Given request: Copy word for word the lines in the records below, starting at the line with "Output the Python" and ending at the line with "import pandas as pd". Skip the pictures.

Task input:
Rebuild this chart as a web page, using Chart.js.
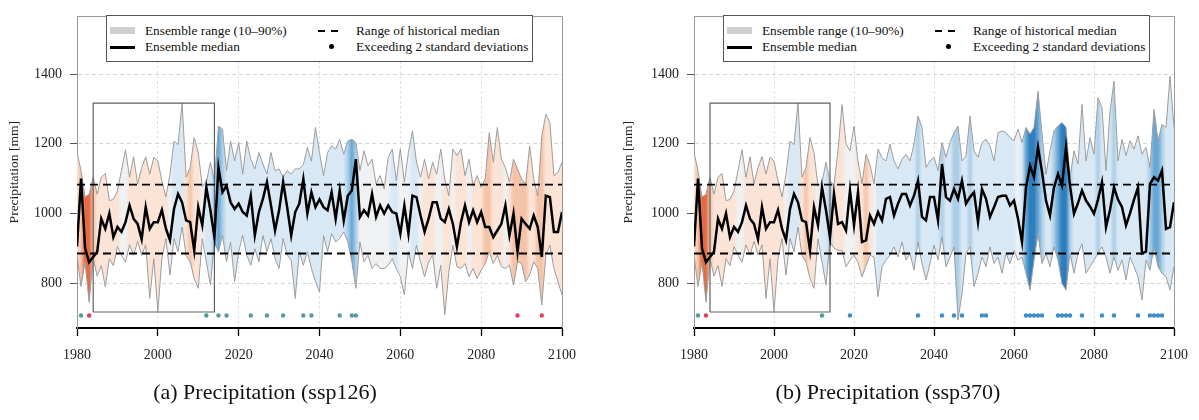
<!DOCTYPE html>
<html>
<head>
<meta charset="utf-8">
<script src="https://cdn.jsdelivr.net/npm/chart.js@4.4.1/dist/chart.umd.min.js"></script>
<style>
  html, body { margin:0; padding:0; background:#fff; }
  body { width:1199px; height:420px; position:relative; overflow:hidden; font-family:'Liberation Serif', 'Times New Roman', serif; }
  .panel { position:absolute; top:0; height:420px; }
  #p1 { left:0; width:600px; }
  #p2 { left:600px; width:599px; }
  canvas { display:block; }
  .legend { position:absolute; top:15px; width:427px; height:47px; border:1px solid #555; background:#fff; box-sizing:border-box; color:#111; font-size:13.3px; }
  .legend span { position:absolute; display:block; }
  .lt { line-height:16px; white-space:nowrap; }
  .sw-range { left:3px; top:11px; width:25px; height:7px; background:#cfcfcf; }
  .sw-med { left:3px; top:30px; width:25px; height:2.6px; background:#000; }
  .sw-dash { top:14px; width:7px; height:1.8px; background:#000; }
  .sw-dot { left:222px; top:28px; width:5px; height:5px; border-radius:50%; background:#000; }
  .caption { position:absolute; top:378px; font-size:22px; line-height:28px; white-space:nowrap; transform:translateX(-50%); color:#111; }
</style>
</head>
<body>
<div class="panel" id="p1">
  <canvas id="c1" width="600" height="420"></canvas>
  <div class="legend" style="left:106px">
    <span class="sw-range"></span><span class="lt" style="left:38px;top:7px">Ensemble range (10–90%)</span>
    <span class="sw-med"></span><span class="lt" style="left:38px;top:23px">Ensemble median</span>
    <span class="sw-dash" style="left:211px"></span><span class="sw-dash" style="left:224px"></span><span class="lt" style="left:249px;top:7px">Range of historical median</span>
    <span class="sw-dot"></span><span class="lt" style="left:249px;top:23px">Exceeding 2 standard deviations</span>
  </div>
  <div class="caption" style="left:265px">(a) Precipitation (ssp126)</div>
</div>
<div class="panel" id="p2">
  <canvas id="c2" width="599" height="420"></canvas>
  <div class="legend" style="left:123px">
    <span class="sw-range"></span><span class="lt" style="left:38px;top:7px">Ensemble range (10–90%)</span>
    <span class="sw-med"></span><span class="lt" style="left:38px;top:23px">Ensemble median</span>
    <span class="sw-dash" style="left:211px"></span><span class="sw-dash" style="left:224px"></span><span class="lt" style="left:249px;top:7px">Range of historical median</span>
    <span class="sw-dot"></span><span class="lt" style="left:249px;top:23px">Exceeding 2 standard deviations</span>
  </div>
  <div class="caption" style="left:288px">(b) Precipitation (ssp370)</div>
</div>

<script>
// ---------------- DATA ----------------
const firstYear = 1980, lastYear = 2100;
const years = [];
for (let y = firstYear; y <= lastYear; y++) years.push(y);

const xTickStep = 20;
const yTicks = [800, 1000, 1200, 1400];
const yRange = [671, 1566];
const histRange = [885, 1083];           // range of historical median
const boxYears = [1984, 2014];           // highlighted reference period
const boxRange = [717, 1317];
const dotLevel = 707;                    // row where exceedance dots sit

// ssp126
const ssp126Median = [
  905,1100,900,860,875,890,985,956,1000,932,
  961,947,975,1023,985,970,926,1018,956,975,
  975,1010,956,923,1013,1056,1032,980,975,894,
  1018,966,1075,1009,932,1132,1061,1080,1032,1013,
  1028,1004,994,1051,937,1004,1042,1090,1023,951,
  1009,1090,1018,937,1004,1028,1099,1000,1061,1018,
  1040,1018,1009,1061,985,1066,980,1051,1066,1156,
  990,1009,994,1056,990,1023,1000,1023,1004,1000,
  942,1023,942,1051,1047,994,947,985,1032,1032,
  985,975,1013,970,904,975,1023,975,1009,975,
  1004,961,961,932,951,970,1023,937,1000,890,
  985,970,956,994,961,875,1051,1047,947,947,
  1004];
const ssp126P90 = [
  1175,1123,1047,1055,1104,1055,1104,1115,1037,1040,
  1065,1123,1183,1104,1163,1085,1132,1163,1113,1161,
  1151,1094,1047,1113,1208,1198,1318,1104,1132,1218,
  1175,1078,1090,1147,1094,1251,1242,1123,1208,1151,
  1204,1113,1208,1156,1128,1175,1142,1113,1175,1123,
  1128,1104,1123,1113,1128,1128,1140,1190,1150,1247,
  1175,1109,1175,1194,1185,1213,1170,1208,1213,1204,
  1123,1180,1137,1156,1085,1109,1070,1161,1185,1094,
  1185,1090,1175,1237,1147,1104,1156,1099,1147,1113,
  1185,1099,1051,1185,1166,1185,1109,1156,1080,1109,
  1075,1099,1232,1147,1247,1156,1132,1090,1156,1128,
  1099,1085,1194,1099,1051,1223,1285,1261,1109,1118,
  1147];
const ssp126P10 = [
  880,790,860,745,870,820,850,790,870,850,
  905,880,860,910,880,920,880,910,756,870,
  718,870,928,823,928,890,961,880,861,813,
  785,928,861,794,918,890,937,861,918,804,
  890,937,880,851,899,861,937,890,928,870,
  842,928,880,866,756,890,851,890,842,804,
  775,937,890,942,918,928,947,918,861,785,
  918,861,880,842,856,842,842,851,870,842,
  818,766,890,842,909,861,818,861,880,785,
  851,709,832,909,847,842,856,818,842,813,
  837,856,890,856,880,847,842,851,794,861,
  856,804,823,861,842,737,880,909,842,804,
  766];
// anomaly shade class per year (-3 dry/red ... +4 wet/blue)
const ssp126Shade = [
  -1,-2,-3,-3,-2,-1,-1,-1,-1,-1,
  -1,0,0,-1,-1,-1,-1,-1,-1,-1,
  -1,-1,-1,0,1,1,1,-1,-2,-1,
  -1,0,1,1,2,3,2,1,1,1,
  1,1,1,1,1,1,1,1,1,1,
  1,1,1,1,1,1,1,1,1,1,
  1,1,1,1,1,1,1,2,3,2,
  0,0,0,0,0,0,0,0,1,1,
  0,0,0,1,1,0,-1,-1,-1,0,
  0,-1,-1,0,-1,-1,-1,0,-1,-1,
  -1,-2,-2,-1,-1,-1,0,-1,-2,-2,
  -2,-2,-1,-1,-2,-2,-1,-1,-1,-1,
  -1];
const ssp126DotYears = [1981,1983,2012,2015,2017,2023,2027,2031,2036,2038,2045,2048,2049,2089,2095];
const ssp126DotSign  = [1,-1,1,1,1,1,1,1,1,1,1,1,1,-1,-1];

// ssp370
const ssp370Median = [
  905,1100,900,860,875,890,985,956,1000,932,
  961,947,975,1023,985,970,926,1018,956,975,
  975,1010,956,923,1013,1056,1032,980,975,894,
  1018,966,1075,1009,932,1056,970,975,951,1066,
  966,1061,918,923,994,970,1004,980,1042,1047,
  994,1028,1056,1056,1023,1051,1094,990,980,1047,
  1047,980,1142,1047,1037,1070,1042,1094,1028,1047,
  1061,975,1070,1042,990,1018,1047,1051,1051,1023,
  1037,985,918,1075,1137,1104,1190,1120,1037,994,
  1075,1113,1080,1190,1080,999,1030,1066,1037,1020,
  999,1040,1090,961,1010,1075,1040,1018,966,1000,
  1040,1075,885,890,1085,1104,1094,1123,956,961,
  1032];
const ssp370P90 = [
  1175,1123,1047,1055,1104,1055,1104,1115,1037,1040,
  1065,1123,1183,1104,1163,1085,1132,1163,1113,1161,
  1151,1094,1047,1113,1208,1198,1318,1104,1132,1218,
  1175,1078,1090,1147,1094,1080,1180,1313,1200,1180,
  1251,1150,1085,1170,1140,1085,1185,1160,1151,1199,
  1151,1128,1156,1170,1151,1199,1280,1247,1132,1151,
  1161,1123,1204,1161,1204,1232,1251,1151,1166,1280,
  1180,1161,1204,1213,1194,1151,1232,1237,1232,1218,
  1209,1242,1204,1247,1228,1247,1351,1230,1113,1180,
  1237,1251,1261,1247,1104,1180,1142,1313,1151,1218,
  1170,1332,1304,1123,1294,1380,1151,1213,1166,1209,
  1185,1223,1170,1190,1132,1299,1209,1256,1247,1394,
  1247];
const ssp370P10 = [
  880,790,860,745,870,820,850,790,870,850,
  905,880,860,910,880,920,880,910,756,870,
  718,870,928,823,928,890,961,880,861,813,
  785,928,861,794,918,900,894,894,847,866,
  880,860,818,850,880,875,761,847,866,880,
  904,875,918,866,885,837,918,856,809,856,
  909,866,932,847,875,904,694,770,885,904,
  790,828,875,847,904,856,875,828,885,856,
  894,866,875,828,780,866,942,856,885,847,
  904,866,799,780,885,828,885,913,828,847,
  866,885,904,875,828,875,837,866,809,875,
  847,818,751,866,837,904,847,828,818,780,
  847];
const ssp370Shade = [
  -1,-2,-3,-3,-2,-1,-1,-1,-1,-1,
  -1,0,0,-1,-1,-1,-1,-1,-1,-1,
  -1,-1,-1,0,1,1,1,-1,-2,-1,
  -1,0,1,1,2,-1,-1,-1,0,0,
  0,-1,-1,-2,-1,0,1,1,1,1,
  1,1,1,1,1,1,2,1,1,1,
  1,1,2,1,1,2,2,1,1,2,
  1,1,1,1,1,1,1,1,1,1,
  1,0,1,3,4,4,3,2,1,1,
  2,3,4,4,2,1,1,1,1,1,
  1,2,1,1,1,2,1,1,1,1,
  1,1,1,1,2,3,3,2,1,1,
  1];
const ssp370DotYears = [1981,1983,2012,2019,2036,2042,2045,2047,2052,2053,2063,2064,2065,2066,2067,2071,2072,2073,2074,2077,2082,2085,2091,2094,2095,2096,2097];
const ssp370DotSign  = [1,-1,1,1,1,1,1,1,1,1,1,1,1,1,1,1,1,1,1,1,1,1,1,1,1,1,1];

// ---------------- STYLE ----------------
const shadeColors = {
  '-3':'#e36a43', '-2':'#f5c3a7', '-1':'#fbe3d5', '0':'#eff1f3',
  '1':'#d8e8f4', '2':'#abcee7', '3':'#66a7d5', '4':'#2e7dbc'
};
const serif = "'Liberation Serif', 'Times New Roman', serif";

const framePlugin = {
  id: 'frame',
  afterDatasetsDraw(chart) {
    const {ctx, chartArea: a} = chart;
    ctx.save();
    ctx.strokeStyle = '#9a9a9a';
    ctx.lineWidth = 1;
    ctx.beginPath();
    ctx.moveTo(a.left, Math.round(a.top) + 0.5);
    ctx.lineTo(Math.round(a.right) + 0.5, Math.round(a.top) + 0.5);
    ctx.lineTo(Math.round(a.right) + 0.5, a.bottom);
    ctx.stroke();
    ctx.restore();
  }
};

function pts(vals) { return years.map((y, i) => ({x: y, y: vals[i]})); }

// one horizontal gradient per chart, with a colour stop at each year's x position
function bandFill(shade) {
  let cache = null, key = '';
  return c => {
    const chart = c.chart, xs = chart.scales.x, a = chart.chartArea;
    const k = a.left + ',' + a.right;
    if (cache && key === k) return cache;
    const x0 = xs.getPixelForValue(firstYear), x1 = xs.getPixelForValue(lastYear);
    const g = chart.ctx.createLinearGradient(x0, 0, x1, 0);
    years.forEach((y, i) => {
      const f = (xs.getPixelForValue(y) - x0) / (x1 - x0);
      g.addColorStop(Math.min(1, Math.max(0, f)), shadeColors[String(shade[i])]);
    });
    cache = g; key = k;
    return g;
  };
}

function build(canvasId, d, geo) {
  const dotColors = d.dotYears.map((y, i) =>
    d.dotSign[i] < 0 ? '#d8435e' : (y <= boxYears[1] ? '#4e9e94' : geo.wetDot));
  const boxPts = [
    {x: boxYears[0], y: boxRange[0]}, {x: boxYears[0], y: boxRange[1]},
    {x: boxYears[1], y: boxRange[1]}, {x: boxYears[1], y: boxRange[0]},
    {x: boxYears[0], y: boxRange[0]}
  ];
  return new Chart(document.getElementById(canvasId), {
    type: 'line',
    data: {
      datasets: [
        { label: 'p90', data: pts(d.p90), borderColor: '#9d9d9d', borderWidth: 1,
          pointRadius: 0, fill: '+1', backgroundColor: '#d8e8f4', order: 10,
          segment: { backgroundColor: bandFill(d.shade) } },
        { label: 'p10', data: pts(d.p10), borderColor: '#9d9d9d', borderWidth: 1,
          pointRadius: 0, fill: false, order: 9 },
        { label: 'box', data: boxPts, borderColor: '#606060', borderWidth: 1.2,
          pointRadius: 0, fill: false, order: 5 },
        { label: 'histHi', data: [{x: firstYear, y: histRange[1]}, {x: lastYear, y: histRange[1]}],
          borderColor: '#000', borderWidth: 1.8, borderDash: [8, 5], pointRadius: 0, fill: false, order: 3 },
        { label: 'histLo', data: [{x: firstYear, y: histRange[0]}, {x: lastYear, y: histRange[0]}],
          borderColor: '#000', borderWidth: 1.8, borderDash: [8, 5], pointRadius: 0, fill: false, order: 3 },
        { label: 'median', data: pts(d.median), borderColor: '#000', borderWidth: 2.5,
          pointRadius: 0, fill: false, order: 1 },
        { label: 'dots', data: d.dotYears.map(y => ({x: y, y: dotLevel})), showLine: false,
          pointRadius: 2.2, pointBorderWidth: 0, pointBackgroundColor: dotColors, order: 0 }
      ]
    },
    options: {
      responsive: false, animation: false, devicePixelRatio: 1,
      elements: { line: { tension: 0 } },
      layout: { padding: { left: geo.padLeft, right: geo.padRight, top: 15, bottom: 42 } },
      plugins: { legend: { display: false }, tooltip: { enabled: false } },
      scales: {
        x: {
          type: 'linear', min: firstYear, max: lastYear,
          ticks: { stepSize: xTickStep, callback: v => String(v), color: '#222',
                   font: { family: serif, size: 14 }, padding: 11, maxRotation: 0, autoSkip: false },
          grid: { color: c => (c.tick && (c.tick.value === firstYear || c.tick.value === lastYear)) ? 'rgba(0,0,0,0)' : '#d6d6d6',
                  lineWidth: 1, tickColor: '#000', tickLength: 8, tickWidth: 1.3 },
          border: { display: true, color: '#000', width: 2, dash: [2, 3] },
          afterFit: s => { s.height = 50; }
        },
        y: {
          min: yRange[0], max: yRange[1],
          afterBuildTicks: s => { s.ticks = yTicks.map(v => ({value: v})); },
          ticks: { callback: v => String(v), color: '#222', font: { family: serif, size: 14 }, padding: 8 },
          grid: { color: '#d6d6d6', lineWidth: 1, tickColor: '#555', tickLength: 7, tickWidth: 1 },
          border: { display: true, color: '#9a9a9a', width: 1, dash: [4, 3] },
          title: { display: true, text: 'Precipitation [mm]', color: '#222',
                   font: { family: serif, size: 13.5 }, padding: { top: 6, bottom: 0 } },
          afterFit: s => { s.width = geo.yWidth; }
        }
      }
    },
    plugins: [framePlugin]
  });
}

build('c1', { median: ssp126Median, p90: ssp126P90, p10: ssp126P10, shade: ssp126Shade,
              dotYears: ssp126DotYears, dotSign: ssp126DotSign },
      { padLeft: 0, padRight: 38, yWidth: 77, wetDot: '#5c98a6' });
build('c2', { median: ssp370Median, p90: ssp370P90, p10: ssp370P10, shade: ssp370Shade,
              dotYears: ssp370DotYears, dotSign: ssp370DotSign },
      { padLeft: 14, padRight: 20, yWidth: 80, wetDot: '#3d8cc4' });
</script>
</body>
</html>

---

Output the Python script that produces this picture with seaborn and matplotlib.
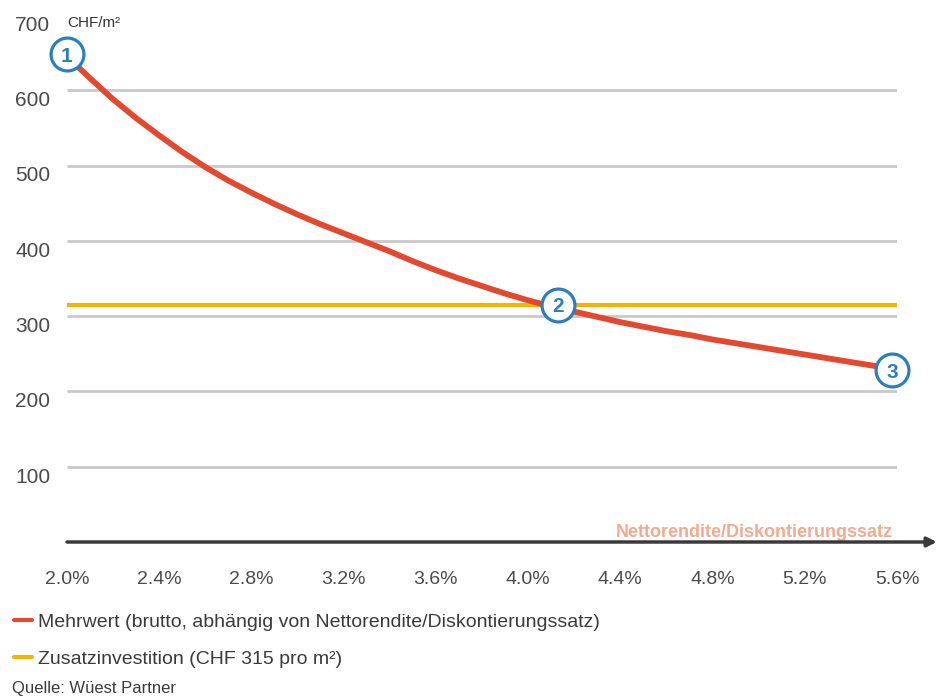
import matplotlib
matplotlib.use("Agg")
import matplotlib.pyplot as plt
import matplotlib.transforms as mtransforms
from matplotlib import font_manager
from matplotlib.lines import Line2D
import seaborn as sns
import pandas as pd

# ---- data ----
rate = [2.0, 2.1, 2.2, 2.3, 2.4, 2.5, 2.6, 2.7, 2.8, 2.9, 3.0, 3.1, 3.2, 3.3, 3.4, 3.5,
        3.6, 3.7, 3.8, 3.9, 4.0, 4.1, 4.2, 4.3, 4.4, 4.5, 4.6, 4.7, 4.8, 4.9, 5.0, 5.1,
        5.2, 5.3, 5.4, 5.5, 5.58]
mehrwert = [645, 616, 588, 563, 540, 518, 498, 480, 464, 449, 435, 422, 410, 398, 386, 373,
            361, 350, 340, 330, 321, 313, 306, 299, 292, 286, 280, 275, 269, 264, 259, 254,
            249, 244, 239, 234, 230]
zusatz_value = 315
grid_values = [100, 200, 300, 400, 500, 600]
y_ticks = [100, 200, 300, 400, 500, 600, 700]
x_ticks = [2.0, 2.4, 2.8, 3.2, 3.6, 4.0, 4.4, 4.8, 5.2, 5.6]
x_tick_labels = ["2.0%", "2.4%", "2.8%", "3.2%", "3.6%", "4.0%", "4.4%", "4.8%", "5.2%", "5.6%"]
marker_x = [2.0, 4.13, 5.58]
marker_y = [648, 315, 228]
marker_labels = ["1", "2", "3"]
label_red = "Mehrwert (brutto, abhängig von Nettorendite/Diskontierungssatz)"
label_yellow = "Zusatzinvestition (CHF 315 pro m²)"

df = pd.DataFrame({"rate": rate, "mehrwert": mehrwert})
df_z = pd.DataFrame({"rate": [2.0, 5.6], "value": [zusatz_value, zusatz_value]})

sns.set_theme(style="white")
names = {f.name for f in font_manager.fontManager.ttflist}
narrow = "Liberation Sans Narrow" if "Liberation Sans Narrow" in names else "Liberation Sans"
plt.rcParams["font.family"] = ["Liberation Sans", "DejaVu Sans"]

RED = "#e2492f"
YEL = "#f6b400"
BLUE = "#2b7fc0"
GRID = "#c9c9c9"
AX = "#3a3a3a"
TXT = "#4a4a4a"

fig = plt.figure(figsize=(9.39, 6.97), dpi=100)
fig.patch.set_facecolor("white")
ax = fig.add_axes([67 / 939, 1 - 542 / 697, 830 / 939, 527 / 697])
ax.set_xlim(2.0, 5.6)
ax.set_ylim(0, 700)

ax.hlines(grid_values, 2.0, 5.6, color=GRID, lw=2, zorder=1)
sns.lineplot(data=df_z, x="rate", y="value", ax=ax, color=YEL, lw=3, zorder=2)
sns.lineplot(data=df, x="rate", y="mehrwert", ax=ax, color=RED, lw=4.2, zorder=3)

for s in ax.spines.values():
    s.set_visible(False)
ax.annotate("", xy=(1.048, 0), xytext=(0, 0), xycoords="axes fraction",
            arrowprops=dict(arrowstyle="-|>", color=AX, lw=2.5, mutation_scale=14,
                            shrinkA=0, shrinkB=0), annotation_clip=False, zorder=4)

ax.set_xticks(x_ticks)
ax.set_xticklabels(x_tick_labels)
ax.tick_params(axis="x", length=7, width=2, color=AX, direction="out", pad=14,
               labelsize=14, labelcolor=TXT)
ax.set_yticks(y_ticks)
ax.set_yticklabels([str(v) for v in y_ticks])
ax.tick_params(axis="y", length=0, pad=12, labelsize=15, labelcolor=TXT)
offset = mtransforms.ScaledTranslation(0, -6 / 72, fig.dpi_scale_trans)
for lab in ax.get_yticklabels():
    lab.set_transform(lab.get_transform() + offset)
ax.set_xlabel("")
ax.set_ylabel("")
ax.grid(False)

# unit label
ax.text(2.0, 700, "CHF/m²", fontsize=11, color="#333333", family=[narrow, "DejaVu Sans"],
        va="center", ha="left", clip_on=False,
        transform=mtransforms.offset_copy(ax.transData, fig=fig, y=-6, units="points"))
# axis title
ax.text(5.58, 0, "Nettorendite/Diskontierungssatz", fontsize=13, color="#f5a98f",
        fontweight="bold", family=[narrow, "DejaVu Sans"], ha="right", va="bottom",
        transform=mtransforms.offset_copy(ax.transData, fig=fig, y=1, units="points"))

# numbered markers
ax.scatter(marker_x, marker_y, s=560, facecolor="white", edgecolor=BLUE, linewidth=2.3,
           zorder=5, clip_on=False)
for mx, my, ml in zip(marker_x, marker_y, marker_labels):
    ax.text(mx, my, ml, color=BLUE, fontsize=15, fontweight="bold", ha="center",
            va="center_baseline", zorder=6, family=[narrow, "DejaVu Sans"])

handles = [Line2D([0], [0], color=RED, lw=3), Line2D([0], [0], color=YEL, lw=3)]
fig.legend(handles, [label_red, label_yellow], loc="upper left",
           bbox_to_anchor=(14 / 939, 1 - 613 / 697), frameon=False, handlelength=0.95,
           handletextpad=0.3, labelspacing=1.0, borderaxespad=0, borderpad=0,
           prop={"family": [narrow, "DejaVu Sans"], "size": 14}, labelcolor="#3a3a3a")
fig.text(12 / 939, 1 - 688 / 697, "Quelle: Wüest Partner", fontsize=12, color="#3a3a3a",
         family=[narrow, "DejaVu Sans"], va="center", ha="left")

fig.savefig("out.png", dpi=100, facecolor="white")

Solution to this problem:
Output the Python script that produces this picture with seaborn and matplotlib.
import matplotlib
matplotlib.use("Agg")
import matplotlib.pyplot as plt
import matplotlib.transforms as mtransforms
from matplotlib import font_manager
from matplotlib.lines import Line2D
import seaborn as sns
import pandas as pd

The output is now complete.